WHAT YOU SHOULD DO:
Word for word, give the material below again, minus any images.

DATASET CONTENT:

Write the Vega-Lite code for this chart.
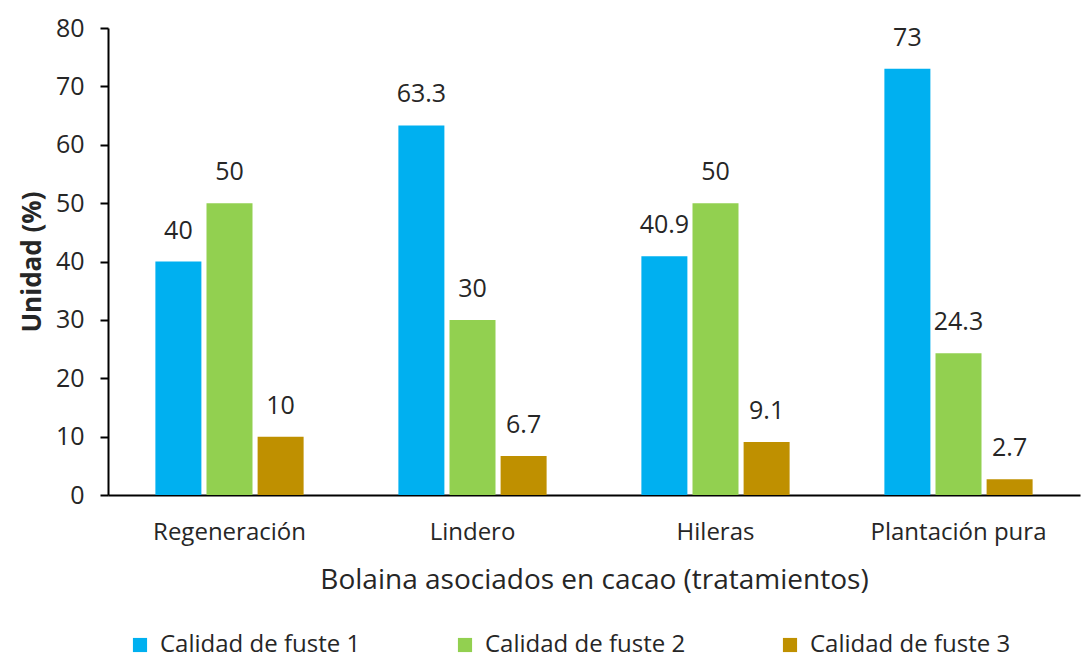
{
  "$schema": "https://vega.github.io/schema/vega-lite/v6.json",
  "width": 972,
  "height": 467,
  "autosize": {"type": "none"},
  "padding": {"left": 108, "top": 28, "right": 6, "bottom": 164},
  "background": "white",
  "config": {
    "font": "Open Sans",
    "view": {"stroke": null},
    "axis": {"labelFont": "Open Sans", "titleFont": "Open Sans", "labelColor": "#262626", "titleColor": "#262626", "titleFontWeight": "normal", "grid": false, "domainColor": "#000000", "tickColor": "#000000", "domainWidth": 2, "tickWidth": 2},
    "legend": {"labelFont": "Open Sans"}
  },
  "data": {
    "values": [
      {"trat": "Regeneración", "serie": "Calidad de fuste 1", "valor": 40},
      {"trat": "Regeneración", "serie": "Calidad de fuste 2", "valor": 50},
      {"trat": "Regeneración", "serie": "Calidad de fuste 3", "valor": 10},
      {"trat": "Lindero", "serie": "Calidad de fuste 1", "valor": 63.3},
      {"trat": "Lindero", "serie": "Calidad de fuste 2", "valor": 30},
      {"trat": "Lindero", "serie": "Calidad de fuste 3", "valor": 6.7},
      {"trat": "Hileras", "serie": "Calidad de fuste 1", "valor": 40.9},
      {"trat": "Hileras", "serie": "Calidad de fuste 2", "valor": 50},
      {"trat": "Hileras", "serie": "Calidad de fuste 3", "valor": 9.1},
      {"trat": "Plantación pura", "serie": "Calidad de fuste 1", "valor": 73},
      {"trat": "Plantación pura", "serie": "Calidad de fuste 2", "valor": 24.3},
      {"trat": "Plantación pura", "serie": "Calidad de fuste 3", "valor": 2.7}
    ]
  },
  "encoding": {
    "x": {
      "field": "trat", "type": "nominal", "sort": null,
      "scale": {"paddingInner": 0.39, "paddingOuter": 0.195},
      "axis": {"title": "Bolaina asociados en cacao (tratamientos)", "labelAngle": 0, "labelFontSize": 24, "labelLimit": 400, "titleFontSize": 28, "ticks": false, "labelPadding": 25, "titlePadding": 22}
    },
    "xOffset": {"field": "serie", "type": "nominal", "scale": {"paddingInner": 0.1}},
    "y": {
      "field": "valor", "type": "quantitative",
      "scale": {"domain": [0, 80]},
      "axis": {"title": "Unidad (%)", "titleFontWeight": "bold", "values": [0,10,20,30,40,50,60,70,80], "labelFontSize": 25, "titleFontSize": 26, "tickSize": 8, "labelPadding": 16, "titlePadding": 10}
    }
  },
  "layer": [
    {
      "mark": {"type": "bar"},
      "encoding": {
        "color": {
          "field": "serie", "type": "nominal",
          "scale": {"domain": ["Calidad de fuste 1", "Calidad de fuste 2", "Calidad de fuste 3"], "range": ["#00B0F0", "#92D050", "#BF9000"]},
          "legend": {"title": null, "orient": "none", "legendX": 20, "legendY": 605, "direction": "horizontal", "labelFontSize": 24, "labelColor": "#262626", "labelLimit": 400, "symbolType": "square", "symbolSize": 200, "symbolStrokeWidth": 0, "columnPadding": 92, "labelOffset": 8}
        }
      }
    },
    {
      "mark": {"type": "text", "baseline": "alphabetic", "dy": -23, "fontSize": 25, "color": "#262626", "font": "Open Sans"},
      "encoding": {"text": {"field": "valor", "type": "quantitative"}}
    }
  ]
}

THE ANSWER:
Write the Vega-Lite code for this chart.
{
  "$schema": "https://vega.github.io/schema/vega-lite/v6.json",
  "width": 972,
  "height": 467,
  "autosize": {"type": "none"},
  "padding": {"left": 108, "top": 28, "right": 6, "bottom": 164},
  "background": "white",
  "config": {
    "font": "Open Sans",
    "view": {"stroke": null},
    "axis": {"labelFont": "Open Sans", "titleFont": "Open Sans", "labelColor": "#262626", "titleColor": "#262626", "titleFontWeight": "normal", "grid": false, "domainColor": "#000000", "tickColor": "#000000", "domainWidth": 2, "tickWidth": 2},
    "legend": {"labelFont": "Open Sans"}
  },
  "data": {
    "values": [
      {"trat": "Regeneración", "serie": "Calidad de fuste 1", "valor": 40},
      {"trat": "Regeneración", "serie": "Calidad de fuste 2", "valor": 50},
      {"trat": "Regeneración", "serie": "Calidad de fuste 3", "valor": 10},
      {"trat": "Lindero", "serie": "Calidad de fuste 1", "valor": 63.3},
      {"trat": "Lindero", "serie": "Calidad de fuste 2", "valor": 30},
      {"trat": "Lindero", "serie": "Calidad de fuste 3", "valor": 6.7},
      {"trat": "Hileras", "serie": "Calidad de fuste 1", "valor": 40.9},
      {"trat": "Hileras", "serie": "Calidad de fuste 2", "valor": 50},
      {"trat": "Hileras", "serie": "Calidad de fuste 3", "valor": 9.1},
      {"trat": "Plantación pura", "serie": "Calidad de fuste 1", "valor": 73},
      {"trat": "Plantación pura", "serie": "Calidad de fuste 2", "valor": 24.3},
      {"trat": "Plantación pura", "serie": "Calidad de fuste 3", "valor": 2.7}
    ]
  },
  "encoding": {
    "x": {
      "field": "trat", "type": "nominal", "sort": null,
      "scale": {"paddingInner": 0.39, "paddingOuter": 0.195},
      "axis": {"title": "Bolaina asociados en cacao (tratamientos)", "labelAngle": 0, "labelFontSize": 24, "labelLimit": 400, "titleFontSize": 28, "ticks": false, "labelPadding": 25, "titlePadding": 22}
    },
    "xOffset": {"field": "serie", "type": "nominal", "scale": {"paddingInner": 0.1}},
    "y": {
      "field": "valor", "type": "quantitative",
      "scale": {"domain": [0, 80]},
      "axis": {"title": "Unidad (%)", "titleFontWeight": "bold", "values": [0,10,20,30,40,50,60,70,80], "labelFontSize": 25, "titleFontSize": 26, "tickSize": 8, "labelPadding": 16, "titlePadding": 10}
    }
  },
  "layer": [
    {
      "mark": {"type": "bar"},
      "encoding": {
        "color": {
          "field": "serie", "type": "nominal",
          "scale": {"domain": ["Calidad de fuste 1", "Calidad de fuste 2", "Calidad de fuste 3"], "range": ["#00B0F0", "#92D050", "#BF9000"]},
          "legend": {"title": null, "orient": "none", "legendX": 20, "legendY": 605, "direction": "horizontal", "labelFontSize": 24, "labelColor": "#262626", "labelLimit": 400, "symbolType": "square", "symbolSize": 200, "symbolStrokeWidth": 0, "columnPadding": 92, "labelOffset": 8}
        }
      }
    },
    {
      "mark": {"type": "text", "baseline": "alphabetic", "dy": -23, "fontSize": 25, "color": "#262626", "font": "Open Sans"},
      "encoding": {"text": {"field": "valor", "type": "quantitative"}}
    }
  ]
}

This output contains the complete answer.